Doch nicht nur die Umgebung erfindet die Regisseurin neu (Bühne und Kostüme sind von Julia Hansen), auch die Personen bekommen eine neue Orientierung. Hier gibt es keinen Krieg zwischen zwei Familien, sondern eher einen kleinen Zwist zwischen den reichen Capulets und den proletarischen Eindringlingen, den Montagues.
Aus dem Geistlichen Frère Laurent wird ein Religions- und Mathelehrer, allerdings mit Befugnis Ehen zu segnen?! Stéphano, der junge Freund von Roméo wird, gemäß Erklärungen der Regisseurin im Programmheft, binär umgepolt!
Nach dem Mord an Tybalt wird Roméo vom Herzog aus der Stadt verbannt! In der heutigen Zeit werden Verbannungen nicht mehr verhängt, leider auch nicht gegen Regisseure, die wie hier der Fall, krampfhaft versuchen, die eigenen Visionen einer berühmten Liebesgeschichte auf die Bühne zu zwingen. Das hat geklappt mit der West Side Story, nur hat Leonard Bernstein dazu eine neue Geschichte mit genialer Musik geschrieben.
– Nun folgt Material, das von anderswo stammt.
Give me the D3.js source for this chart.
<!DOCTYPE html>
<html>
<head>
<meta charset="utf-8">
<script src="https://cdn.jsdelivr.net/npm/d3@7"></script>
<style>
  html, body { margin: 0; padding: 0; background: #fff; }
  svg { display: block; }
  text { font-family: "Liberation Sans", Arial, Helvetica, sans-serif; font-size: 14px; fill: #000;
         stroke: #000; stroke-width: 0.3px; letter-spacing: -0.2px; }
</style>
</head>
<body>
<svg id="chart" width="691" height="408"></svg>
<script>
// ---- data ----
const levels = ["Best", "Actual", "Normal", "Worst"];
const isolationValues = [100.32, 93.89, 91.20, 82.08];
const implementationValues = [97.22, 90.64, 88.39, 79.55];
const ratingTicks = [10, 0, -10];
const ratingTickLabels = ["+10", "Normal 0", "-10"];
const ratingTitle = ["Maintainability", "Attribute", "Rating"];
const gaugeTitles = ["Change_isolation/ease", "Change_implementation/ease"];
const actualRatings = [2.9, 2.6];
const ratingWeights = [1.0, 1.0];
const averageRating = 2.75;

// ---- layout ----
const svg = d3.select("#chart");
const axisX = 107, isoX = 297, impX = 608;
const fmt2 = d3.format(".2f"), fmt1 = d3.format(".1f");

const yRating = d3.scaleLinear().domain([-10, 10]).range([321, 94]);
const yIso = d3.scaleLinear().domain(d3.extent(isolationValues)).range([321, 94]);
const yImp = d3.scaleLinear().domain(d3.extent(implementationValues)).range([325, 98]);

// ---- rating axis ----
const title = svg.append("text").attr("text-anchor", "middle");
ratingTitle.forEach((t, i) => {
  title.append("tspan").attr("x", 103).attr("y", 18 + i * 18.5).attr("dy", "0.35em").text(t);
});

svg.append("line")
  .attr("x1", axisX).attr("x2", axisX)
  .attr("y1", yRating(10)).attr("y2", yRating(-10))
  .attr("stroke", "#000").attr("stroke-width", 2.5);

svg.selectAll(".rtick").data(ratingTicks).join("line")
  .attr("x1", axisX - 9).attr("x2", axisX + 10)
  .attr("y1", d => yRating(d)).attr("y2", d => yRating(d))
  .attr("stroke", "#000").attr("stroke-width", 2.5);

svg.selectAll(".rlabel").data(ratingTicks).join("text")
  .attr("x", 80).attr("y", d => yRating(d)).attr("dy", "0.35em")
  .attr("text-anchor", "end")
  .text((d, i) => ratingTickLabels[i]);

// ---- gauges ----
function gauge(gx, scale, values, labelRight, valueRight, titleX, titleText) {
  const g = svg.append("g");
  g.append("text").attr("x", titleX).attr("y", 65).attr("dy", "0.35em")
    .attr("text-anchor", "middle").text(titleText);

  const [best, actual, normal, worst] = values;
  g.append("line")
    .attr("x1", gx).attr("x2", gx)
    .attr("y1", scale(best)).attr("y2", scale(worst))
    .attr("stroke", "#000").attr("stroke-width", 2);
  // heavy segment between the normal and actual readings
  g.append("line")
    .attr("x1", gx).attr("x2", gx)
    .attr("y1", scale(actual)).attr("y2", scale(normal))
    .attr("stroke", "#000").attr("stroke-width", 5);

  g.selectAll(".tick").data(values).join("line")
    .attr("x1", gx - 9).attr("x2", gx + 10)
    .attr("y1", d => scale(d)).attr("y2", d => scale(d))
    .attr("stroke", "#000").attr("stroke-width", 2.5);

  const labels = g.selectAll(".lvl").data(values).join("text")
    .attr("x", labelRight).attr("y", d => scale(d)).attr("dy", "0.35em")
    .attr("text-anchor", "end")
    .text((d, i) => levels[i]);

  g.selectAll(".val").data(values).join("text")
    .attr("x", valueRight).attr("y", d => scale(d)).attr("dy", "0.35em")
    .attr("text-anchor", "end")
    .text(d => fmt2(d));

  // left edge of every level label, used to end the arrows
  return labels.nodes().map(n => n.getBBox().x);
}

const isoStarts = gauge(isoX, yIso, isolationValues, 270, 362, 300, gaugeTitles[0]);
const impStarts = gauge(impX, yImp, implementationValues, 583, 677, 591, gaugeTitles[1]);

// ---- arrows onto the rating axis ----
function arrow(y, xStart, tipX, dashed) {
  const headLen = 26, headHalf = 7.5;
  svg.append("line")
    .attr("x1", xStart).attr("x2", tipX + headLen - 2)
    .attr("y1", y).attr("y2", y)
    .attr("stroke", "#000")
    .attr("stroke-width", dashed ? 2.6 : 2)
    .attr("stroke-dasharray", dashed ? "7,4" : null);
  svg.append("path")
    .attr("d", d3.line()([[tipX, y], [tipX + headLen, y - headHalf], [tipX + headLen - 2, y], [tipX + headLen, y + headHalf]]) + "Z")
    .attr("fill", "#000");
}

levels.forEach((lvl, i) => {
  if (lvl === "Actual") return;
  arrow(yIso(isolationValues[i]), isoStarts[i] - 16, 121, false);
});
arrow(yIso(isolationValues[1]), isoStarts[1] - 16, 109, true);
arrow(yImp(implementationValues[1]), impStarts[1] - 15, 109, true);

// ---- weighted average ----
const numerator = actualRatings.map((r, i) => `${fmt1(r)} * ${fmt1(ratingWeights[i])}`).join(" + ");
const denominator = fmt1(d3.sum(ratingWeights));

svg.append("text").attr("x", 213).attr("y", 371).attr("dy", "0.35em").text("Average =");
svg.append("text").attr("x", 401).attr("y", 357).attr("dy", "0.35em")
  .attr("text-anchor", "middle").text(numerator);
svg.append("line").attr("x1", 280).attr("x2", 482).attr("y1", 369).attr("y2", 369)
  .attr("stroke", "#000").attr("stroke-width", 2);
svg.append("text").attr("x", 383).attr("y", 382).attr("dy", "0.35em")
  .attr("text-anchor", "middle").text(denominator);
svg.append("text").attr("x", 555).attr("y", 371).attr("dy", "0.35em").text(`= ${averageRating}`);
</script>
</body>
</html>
Charles Castronovos Romeo passt vom Auftreten her gut in diese moderne Vision der Regisseurin. Er erinnert vom Schauspiel, aber auch vom Singen her allerdings eher an Tony aus Bernsteins West Side Story. Anders als gewohnt bringt er ein baritonales Timbre in diese Rolle ein, was seinen Roméo draufgängerischer erscheinen lässt als üblich. Leider geht ihm das Feingefühl und die nötige Eleganz im Vortrag für diese romantische und typisch französische Partie verloren. Seine Tongebung ist gaumig und in den Höhen klingt er öfters angestrengt. Seine besten Momente hat er, wenn er Roméos Verzweiflung an Juliettes Bahre besingt.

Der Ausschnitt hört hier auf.